Abstract
Context: Person-centred integrated primary care delivery is often at odds with how current health care systems are structured, resulting in slower than expected uptake of the model. Adopting goal-oriented care, an approach which uses patient priorities, or goals, to drive what kinds of care are appropriate and how care is delivered, may offer a way to improve implementation.
Objective: This case report presents three international cases of community-based primary health care models in Ottawa (Canada), Vermont (USA) and Flanders (Belgium) that adopted goal-oriented care to stimulate clinical, professional, organizational and system integration.
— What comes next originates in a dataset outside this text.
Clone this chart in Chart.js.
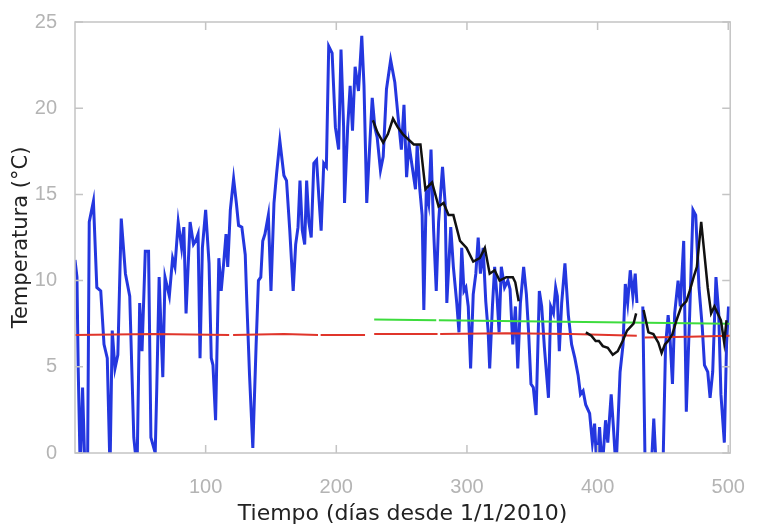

The Rainbow Model of Integrated Care is used to demonstrate how goal-oriented care drove integration at all levels.
Study design: Theoretical concept mapping using comparative case studies to illustrate theoretical connections.
Setting: 3 interprofessional primary care practices delivering goal-oriented care in Ottawa (Canada), Flanders (Belgium), and Vermont (United States).
Population studied: Interprofessional primary care practices.
Intervention: Interprofessional teams delivering goal-oriented care.
Outcome measures: Describe how goal-oriented care advances clinical, professional, organizational and system level integration.
Results: The three cases demonstrate how goal-oriented care has the potential to catalyze integrated care. In Ontario, goal-oriented care enabled integration at clinical and professional levels, helping clinicians to work together across professional boundaries. In Vermont, the model enabled professional and organizational integration, helping professionals to work across organizational boundaries to support high needs patients. In Flanders, goal-oriented care is being adopted as part of a larger primary care system transformation. In all cases goal-oriented care served to activate formative and normative integration mechanisms; supporting processes that enable integrated care, while providing a framework for a shared philosophy of care.
Conclusions: The framework presented in this work helped to demonstrate how goal-oriented care can be used to establish a common vision and philosophy to drive shared processes, acting as a powerful tool to enable integrated care delivery. This comparative case work provides lessons for other systems seeking to provide integrated care within and across primary care teams.
- © 2021 Annals of Family Medicine, Inc.